## Task directions
Reproduce the listing below character for character; drop every image.
— START —
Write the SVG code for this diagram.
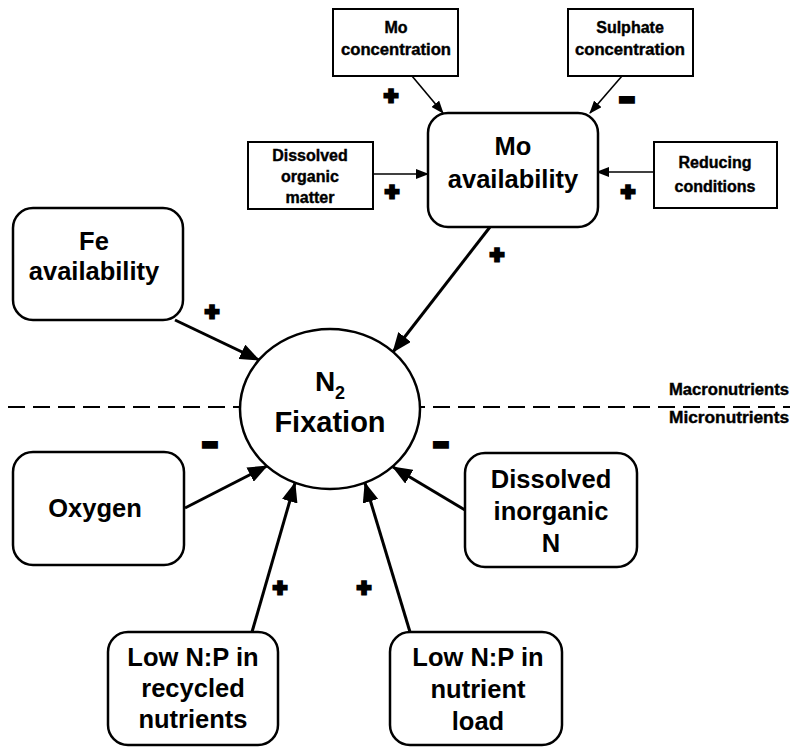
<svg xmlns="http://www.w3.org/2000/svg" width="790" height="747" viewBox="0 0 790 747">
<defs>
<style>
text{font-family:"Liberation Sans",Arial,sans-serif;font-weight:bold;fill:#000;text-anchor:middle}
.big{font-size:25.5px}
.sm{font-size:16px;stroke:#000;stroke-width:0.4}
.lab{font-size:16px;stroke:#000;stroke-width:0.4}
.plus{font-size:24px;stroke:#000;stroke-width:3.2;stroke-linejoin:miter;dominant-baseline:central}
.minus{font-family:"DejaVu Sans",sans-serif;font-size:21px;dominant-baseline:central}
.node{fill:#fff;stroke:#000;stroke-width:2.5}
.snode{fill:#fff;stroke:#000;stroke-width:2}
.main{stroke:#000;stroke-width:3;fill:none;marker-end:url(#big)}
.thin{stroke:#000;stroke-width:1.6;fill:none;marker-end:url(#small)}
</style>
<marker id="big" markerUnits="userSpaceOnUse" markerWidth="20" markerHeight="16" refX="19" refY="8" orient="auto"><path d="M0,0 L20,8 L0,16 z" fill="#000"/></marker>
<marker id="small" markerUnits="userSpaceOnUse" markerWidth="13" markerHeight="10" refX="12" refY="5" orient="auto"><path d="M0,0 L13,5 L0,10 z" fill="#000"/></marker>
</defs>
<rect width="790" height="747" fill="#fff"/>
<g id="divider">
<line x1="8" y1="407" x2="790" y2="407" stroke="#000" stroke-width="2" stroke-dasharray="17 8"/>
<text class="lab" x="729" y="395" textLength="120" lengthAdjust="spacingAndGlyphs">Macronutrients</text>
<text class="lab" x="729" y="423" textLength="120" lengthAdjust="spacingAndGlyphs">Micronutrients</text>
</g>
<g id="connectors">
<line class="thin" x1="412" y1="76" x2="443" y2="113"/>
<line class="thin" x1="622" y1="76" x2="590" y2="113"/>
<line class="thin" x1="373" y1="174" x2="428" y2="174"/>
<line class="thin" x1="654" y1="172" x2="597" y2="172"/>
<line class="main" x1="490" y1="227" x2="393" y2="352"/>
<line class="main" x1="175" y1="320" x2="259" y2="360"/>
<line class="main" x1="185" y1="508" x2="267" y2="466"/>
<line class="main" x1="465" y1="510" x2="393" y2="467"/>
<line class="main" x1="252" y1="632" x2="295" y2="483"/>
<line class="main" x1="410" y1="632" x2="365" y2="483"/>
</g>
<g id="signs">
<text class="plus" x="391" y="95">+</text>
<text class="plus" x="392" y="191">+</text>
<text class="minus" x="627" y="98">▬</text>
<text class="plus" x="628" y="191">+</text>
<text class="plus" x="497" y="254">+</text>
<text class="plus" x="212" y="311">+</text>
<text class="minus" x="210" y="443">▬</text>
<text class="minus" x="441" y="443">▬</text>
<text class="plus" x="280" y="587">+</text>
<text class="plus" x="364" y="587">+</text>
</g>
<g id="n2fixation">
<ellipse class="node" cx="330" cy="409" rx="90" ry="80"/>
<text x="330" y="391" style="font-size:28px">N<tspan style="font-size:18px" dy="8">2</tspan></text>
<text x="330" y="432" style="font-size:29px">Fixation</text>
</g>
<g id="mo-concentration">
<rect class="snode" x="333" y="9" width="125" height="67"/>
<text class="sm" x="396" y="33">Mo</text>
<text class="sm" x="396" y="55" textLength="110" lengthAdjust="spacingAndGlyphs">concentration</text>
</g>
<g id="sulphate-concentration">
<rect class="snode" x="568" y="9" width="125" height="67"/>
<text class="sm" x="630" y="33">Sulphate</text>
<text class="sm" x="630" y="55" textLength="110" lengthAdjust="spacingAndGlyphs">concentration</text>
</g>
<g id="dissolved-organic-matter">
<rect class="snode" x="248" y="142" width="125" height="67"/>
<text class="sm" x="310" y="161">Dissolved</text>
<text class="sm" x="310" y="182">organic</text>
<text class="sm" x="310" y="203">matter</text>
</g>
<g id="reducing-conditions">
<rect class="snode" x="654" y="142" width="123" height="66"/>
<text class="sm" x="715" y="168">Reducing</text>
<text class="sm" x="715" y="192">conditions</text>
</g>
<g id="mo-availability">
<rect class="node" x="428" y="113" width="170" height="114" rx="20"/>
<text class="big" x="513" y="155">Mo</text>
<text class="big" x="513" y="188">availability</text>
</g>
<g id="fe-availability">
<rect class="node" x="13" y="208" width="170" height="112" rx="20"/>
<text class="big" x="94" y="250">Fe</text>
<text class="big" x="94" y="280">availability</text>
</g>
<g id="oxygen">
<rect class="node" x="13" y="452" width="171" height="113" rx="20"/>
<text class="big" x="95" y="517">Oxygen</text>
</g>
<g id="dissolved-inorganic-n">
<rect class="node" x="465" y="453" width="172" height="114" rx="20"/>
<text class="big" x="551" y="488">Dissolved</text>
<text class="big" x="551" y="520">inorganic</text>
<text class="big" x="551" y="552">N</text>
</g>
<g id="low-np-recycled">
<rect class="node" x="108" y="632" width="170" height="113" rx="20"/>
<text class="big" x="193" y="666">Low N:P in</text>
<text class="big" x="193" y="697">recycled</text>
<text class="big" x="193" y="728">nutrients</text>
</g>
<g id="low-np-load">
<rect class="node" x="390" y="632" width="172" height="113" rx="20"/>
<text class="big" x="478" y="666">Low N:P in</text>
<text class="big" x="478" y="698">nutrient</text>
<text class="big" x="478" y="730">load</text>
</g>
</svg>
— END —
## Solved exercise
Write the SVG code for this diagram.
<svg xmlns="http://www.w3.org/2000/svg" width="790" height="747" viewBox="0 0 790 747">
<defs>
<style>
text{font-family:"Liberation Sans",Arial,sans-serif;font-weight:bold;fill:#000;text-anchor:middle}
.big{font-size:25.5px}
.sm{font-size:16px;stroke:#000;stroke-width:0.4}
.lab{font-size:16px;stroke:#000;stroke-width:0.4}
.plus{font-size:24px;stroke:#000;stroke-width:3.2;stroke-linejoin:miter;dominant-baseline:central}
.minus{font-family:"DejaVu Sans",sans-serif;font-size:21px;dominant-baseline:central}
.node{fill:#fff;stroke:#000;stroke-width:2.5}
.snode{fill:#fff;stroke:#000;stroke-width:2}
.main{stroke:#000;stroke-width:3;fill:none;marker-end:url(#big)}
.thin{stroke:#000;stroke-width:1.6;fill:none;marker-end:url(#small)}
</style>
<marker id="big" markerUnits="userSpaceOnUse" markerWidth="20" markerHeight="16" refX="19" refY="8" orient="auto"><path d="M0,0 L20,8 L0,16 z" fill="#000"/></marker>
<marker id="small" markerUnits="userSpaceOnUse" markerWidth="13" markerHeight="10" refX="12" refY="5" orient="auto"><path d="M0,0 L13,5 L0,10 z" fill="#000"/></marker>
</defs>
<rect width="790" height="747" fill="#fff"/>
<g id="divider">
<line x1="8" y1="407" x2="790" y2="407" stroke="#000" stroke-width="2" stroke-dasharray="17 8"/>
<text class="lab" x="729" y="395" textLength="120" lengthAdjust="spacingAndGlyphs">Macronutrients</text>
<text class="lab" x="729" y="423" textLength="120" lengthAdjust="spacingAndGlyphs">Micronutrients</text>
</g>
<g id="connectors">
<line class="thin" x1="412" y1="76" x2="443" y2="113"/>
<line class="thin" x1="622" y1="76" x2="590" y2="113"/>
<line class="thin" x1="373" y1="174" x2="428" y2="174"/>
<line class="thin" x1="654" y1="172" x2="597" y2="172"/>
<line class="main" x1="490" y1="227" x2="393" y2="352"/>
<line class="main" x1="175" y1="320" x2="259" y2="360"/>
<line class="main" x1="185" y1="508" x2="267" y2="466"/>
<line class="main" x1="465" y1="510" x2="393" y2="467"/>
<line class="main" x1="252" y1="632" x2="295" y2="483"/>
<line class="main" x1="410" y1="632" x2="365" y2="483"/>
</g>
<g id="signs">
<text class="plus" x="391" y="95">+</text>
<text class="plus" x="392" y="191">+</text>
<text class="minus" x="627" y="98">▬</text>
<text class="plus" x="628" y="191">+</text>
<text class="plus" x="497" y="254">+</text>
<text class="plus" x="212" y="311">+</text>
<text class="minus" x="210" y="443">▬</text>
<text class="minus" x="441" y="443">▬</text>
<text class="plus" x="280" y="587">+</text>
<text class="plus" x="364" y="587">+</text>
</g>
<g id="n2fixation">
<ellipse class="node" cx="330" cy="409" rx="90" ry="80"/>
<text x="330" y="391" style="font-size:28px">N<tspan style="font-size:18px" dy="8">2</tspan></text>
<text x="330" y="432" style="font-size:29px">Fixation</text>
</g>
<g id="mo-concentration">
<rect class="snode" x="333" y="9" width="125" height="67"/>
<text class="sm" x="396" y="33">Mo</text>
<text class="sm" x="396" y="55" textLength="110" lengthAdjust="spacingAndGlyphs">concentration</text>
</g>
<g id="sulphate-concentration">
<rect class="snode" x="568" y="9" width="125" height="67"/>
<text class="sm" x="630" y="33">Sulphate</text>
<text class="sm" x="630" y="55" textLength="110" lengthAdjust="spacingAndGlyphs">concentration</text>
</g>
<g id="dissolved-organic-matter">
<rect class="snode" x="248" y="142" width="125" height="67"/>
<text class="sm" x="310" y="161">Dissolved</text>
<text class="sm" x="310" y="182">organic</text>
<text class="sm" x="310" y="203">matter</text>
</g>
<g id="reducing-conditions">
<rect class="snode" x="654" y="142" width="123" height="66"/>
<text class="sm" x="715" y="168">Reducing</text>
<text class="sm" x="715" y="192">conditions</text>
</g>
<g id="mo-availability">
<rect class="node" x="428" y="113" width="170" height="114" rx="20"/>
<text class="big" x="513" y="155">Mo</text>
<text class="big" x="513" y="188">availability</text>
</g>
<g id="fe-availability">
<rect class="node" x="13" y="208" width="170" height="112" rx="20"/>
<text class="big" x="94" y="250">Fe</text>
<text class="big" x="94" y="280">availability</text>
</g>
<g id="oxygen">
<rect class="node" x="13" y="452" width="171" height="113" rx="20"/>
<text class="big" x="95" y="517">Oxygen</text>
</g>
<g id="dissolved-inorganic-n">
<rect class="node" x="465" y="453" width="172" height="114" rx="20"/>
<text class="big" x="551" y="488">Dissolved</text>
<text class="big" x="551" y="520">inorganic</text>
<text class="big" x="551" y="552">N</text>
</g>
<g id="low-np-recycled">
<rect class="node" x="108" y="632" width="170" height="113" rx="20"/>
<text class="big" x="193" y="666">Low N:P in</text>
<text class="big" x="193" y="697">recycled</text>
<text class="big" x="193" y="728">nutrients</text>
</g>
<g id="low-np-load">
<rect class="node" x="390" y="632" width="172" height="113" rx="20"/>
<text class="big" x="478" y="666">Low N:P in</text>
<text class="big" x="478" y="698">nutrient</text>
<text class="big" x="478" y="730">load</text>
</g>
</svg>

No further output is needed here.